_What to work on:_
Don't include pictures. Quote the lines below from the first through the line that contains "const weeksPerMonth = [4,4,5,4,4,5,4,5,4,4,5,4];".

_Given material:_
= = =
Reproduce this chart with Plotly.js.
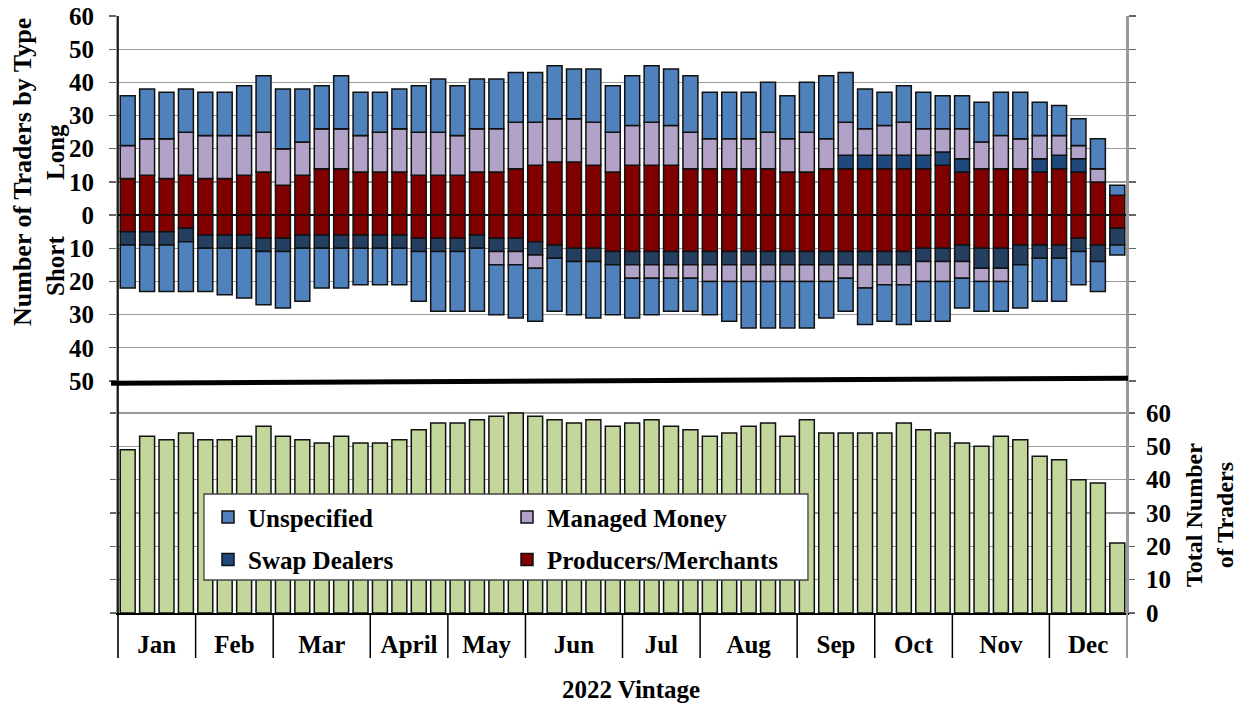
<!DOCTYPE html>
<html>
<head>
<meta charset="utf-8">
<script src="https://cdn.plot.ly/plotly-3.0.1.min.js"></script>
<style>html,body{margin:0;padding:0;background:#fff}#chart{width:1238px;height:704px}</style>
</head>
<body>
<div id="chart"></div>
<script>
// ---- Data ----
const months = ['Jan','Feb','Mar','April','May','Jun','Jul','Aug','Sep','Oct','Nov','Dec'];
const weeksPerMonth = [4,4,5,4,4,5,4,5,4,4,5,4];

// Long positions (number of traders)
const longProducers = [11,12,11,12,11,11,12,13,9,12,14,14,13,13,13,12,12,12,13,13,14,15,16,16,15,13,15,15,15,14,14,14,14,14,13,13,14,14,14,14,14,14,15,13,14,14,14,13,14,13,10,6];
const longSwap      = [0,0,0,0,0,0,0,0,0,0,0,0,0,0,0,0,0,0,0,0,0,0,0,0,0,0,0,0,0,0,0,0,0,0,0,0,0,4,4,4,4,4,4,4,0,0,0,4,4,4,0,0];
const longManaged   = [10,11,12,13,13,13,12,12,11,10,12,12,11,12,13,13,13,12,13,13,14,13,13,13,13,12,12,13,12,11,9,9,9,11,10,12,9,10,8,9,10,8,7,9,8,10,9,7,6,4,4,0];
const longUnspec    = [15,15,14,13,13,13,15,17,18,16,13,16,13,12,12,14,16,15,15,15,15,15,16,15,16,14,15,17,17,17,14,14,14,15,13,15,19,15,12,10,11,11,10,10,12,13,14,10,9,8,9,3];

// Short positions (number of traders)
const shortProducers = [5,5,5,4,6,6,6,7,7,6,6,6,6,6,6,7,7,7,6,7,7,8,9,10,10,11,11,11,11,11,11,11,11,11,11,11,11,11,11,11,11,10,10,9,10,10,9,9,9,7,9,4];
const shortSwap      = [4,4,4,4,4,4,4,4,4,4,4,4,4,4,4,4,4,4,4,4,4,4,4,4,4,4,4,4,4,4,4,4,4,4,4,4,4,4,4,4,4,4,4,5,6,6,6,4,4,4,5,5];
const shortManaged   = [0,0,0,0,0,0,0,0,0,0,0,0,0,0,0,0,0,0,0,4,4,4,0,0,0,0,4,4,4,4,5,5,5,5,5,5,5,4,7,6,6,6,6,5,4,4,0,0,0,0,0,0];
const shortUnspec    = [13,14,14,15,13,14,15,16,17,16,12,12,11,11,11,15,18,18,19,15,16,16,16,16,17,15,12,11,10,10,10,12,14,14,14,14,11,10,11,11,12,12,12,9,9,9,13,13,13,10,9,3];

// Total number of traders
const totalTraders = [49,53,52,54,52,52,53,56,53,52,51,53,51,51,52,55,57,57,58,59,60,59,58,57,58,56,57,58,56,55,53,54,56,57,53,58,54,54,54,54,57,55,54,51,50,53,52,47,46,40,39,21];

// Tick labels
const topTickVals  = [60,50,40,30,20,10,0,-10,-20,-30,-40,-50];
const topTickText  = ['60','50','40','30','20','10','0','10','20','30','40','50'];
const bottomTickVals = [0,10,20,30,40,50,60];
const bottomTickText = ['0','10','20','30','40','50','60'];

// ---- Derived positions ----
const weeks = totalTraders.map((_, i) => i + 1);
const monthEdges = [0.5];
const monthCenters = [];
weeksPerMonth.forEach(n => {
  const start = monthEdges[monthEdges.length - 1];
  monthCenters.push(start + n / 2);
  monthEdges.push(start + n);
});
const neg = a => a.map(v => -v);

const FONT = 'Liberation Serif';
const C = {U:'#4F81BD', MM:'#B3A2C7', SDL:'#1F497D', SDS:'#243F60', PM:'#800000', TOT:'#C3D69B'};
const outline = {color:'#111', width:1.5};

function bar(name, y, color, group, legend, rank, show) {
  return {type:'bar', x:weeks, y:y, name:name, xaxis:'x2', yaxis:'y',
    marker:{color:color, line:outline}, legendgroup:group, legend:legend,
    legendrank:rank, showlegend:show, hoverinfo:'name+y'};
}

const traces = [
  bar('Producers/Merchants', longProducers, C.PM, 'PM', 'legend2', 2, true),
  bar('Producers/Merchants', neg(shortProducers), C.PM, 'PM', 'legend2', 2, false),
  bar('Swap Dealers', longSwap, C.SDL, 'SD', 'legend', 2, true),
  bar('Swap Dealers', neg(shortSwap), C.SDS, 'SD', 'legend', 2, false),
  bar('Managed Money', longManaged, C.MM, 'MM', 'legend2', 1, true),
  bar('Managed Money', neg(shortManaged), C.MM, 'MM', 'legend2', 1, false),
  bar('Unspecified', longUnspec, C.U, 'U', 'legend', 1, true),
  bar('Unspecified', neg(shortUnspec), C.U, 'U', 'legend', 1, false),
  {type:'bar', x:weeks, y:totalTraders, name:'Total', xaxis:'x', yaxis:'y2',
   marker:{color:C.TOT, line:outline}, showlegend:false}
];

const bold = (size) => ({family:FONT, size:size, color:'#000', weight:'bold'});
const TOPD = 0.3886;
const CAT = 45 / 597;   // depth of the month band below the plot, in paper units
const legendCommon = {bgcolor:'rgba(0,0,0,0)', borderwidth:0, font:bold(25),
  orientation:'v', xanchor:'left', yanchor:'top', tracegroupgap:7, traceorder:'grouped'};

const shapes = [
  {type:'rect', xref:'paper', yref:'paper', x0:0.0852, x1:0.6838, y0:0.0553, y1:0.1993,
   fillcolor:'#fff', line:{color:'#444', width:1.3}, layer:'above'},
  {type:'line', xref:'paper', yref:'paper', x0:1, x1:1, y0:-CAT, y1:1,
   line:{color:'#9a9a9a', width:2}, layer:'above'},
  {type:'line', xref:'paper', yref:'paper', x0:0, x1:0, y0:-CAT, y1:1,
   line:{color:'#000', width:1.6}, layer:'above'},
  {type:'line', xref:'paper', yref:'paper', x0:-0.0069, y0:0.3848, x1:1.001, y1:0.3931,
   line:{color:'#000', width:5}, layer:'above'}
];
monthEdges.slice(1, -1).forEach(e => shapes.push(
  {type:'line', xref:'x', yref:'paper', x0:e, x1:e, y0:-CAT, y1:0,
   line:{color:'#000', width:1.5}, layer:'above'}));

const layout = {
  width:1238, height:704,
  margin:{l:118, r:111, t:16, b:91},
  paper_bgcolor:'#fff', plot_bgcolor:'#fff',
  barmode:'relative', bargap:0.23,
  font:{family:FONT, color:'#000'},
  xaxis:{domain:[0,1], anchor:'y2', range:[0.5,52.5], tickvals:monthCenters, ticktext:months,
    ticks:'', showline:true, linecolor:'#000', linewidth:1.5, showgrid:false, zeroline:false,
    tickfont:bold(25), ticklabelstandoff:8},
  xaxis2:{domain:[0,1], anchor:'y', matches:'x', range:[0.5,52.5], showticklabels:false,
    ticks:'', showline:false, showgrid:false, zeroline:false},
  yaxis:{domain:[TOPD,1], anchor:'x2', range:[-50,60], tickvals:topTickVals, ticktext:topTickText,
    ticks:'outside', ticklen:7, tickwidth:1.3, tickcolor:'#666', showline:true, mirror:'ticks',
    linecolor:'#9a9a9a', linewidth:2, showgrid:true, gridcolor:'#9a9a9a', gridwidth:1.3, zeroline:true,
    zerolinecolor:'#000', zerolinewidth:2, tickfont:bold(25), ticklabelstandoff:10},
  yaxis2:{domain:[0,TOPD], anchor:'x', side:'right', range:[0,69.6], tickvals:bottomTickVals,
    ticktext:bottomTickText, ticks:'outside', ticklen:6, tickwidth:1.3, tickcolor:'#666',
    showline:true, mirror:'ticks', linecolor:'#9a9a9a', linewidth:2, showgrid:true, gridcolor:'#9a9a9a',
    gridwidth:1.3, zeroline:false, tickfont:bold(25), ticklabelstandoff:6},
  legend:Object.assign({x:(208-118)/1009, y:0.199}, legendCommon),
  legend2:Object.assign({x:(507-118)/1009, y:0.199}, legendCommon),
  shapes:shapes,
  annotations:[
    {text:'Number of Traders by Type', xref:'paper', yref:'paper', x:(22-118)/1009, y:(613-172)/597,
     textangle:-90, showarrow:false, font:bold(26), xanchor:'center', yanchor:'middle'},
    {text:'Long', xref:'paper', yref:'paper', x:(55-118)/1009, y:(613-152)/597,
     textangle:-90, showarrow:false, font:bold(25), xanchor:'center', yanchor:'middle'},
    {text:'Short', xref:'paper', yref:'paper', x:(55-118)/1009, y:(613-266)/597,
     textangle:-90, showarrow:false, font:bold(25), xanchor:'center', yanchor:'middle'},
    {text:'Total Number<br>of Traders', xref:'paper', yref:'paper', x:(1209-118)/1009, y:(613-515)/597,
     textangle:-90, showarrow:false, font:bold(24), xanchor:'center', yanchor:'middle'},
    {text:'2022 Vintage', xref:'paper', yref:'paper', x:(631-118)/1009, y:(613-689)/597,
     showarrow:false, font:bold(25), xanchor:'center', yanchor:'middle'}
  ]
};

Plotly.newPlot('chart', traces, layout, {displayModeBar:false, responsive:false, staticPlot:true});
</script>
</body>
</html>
= = =
_Task solution:_
Reproduce this chart with Plotly.js.
<!DOCTYPE html>
<html>
<head>
<meta charset="utf-8">
<script src="https://cdn.plot.ly/plotly-3.0.1.min.js"></script>
<style>html,body{margin:0;padding:0;background:#fff}#chart{width:1238px;height:704px}</style>
</head>
<body>
<div id="chart"></div>
<script>
// ---- Data ----
const months = ['Jan','Feb','Mar','April','May','Jun','Jul','Aug','Sep','Oct','Nov','Dec'];
const weeksPerMonth = [4,4,5,4,4,5,4,5,4,4,5,4];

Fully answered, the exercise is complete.